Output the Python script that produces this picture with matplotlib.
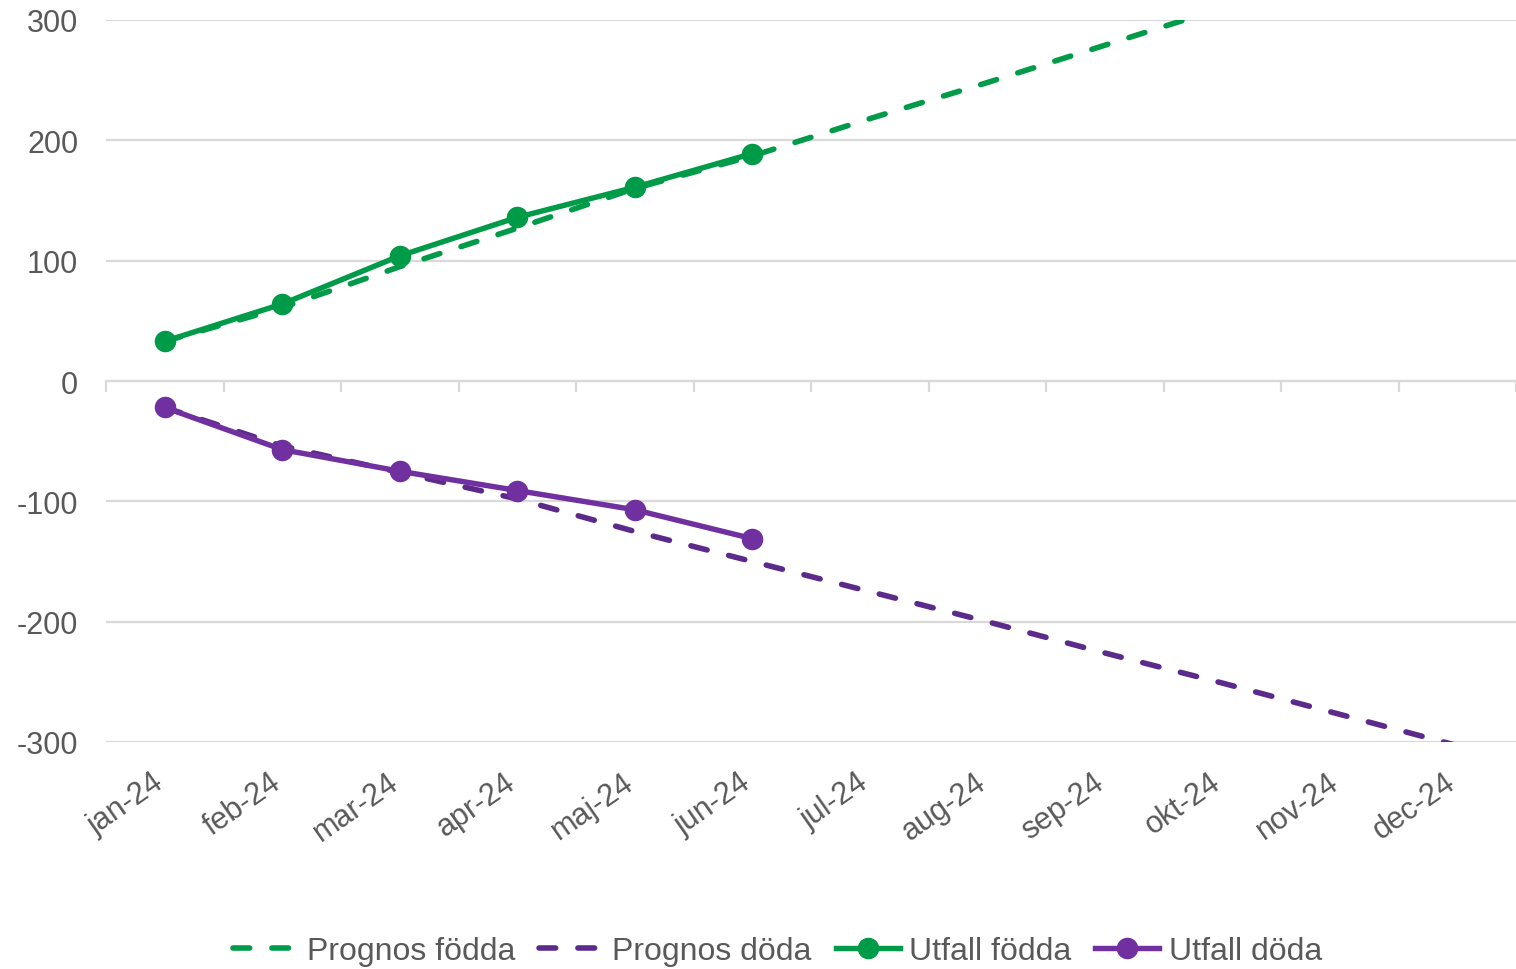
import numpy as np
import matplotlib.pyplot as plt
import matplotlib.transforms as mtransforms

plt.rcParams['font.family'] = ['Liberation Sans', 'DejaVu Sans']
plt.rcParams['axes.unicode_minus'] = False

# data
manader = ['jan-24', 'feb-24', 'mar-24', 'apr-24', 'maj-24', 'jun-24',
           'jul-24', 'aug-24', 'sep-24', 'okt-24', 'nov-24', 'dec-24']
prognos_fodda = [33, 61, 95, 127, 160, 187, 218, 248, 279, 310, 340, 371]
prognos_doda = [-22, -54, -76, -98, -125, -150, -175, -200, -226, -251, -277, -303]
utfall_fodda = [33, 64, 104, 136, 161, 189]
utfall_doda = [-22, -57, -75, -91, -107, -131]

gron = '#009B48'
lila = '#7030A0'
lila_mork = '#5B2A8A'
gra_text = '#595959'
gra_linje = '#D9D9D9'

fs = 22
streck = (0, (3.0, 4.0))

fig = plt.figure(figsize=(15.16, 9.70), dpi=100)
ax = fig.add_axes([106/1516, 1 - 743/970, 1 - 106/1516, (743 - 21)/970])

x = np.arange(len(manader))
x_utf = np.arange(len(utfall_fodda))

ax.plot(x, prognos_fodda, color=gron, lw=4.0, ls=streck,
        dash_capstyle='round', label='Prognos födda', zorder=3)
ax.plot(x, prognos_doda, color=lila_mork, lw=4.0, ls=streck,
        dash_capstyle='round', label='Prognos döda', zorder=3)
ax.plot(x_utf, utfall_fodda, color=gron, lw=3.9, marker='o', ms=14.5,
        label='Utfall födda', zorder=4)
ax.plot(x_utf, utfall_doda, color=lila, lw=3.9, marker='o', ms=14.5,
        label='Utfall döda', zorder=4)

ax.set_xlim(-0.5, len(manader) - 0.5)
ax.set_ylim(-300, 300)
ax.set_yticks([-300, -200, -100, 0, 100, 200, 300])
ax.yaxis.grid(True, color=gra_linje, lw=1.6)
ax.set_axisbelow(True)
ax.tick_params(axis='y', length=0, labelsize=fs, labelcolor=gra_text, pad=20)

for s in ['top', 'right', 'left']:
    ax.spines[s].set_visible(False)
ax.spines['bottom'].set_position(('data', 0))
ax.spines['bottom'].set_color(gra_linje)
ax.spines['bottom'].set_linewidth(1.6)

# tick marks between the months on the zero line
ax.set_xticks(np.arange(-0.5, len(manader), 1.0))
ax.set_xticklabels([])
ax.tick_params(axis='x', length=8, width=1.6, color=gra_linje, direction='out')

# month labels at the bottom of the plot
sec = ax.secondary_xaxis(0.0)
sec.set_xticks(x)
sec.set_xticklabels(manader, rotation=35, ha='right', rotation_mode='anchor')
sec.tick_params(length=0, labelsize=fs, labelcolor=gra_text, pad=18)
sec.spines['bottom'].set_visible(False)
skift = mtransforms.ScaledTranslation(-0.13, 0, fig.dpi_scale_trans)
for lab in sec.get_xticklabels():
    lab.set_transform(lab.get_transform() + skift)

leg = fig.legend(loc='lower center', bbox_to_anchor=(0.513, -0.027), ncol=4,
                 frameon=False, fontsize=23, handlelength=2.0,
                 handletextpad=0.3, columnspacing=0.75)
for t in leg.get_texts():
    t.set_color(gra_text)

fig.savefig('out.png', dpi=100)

Exercise goal: Restate the material word for word from its first line through the line containing "ax.spines['bottom'].set_linewidth(1.6)", both included; the pictures do not belong in it.

Final result:
Output the Python script that produces this picture with matplotlib.
import numpy as np
import matplotlib.pyplot as plt
import matplotlib.transforms as mtransforms

plt.rcParams['font.family'] = ['Liberation Sans', 'DejaVu Sans']
plt.rcParams['axes.unicode_minus'] = False

# data
manader = ['jan-24', 'feb-24', 'mar-24', 'apr-24', 'maj-24', 'jun-24',
           'jul-24', 'aug-24', 'sep-24', 'okt-24', 'nov-24', 'dec-24']
prognos_fodda = [33, 61, 95, 127, 160, 187, 218, 248, 279, 310, 340, 371]
prognos_doda = [-22, -54, -76, -98, -125, -150, -175, -200, -226, -251, -277, -303]
utfall_fodda = [33, 64, 104, 136, 161, 189]
utfall_doda = [-22, -57, -75, -91, -107, -131]

gron = '#009B48'
lila = '#7030A0'
lila_mork = '#5B2A8A'
gra_text = '#595959'
gra_linje = '#D9D9D9'

fs = 22
streck = (0, (3.0, 4.0))

fig = plt.figure(figsize=(15.16, 9.70), dpi=100)
ax = fig.add_axes([106/1516, 1 - 743/970, 1 - 106/1516, (743 - 21)/970])

x = np.arange(len(manader))
x_utf = np.arange(len(utfall_fodda))

ax.plot(x, prognos_fodda, color=gron, lw=4.0, ls=streck,
        dash_capstyle='round', label='Prognos födda', zorder=3)
ax.plot(x, prognos_doda, color=lila_mork, lw=4.0, ls=streck,
        dash_capstyle='round', label='Prognos döda', zorder=3)
ax.plot(x_utf, utfall_fodda, color=gron, lw=3.9, marker='o', ms=14.5,
        label='Utfall födda', zorder=4)
ax.plot(x_utf, utfall_doda, color=lila, lw=3.9, marker='o', ms=14.5,
        label='Utfall döda', zorder=4)

ax.set_xlim(-0.5, len(manader) - 0.5)
ax.set_ylim(-300, 300)
ax.set_yticks([-300, -200, -100, 0, 100, 200, 300])
ax.yaxis.grid(True, color=gra_linje, lw=1.6)
ax.set_axisbelow(True)
ax.tick_params(axis='y', length=0, labelsize=fs, labelcolor=gra_text, pad=20)

for s in ['top', 'right', 'left']:
    ax.spines[s].set_visible(False)
ax.spines['bottom'].set_position(('data', 0))
ax.spines['bottom'].set_color(gra_linje)
ax.spines['bottom'].set_linewidth(1.6)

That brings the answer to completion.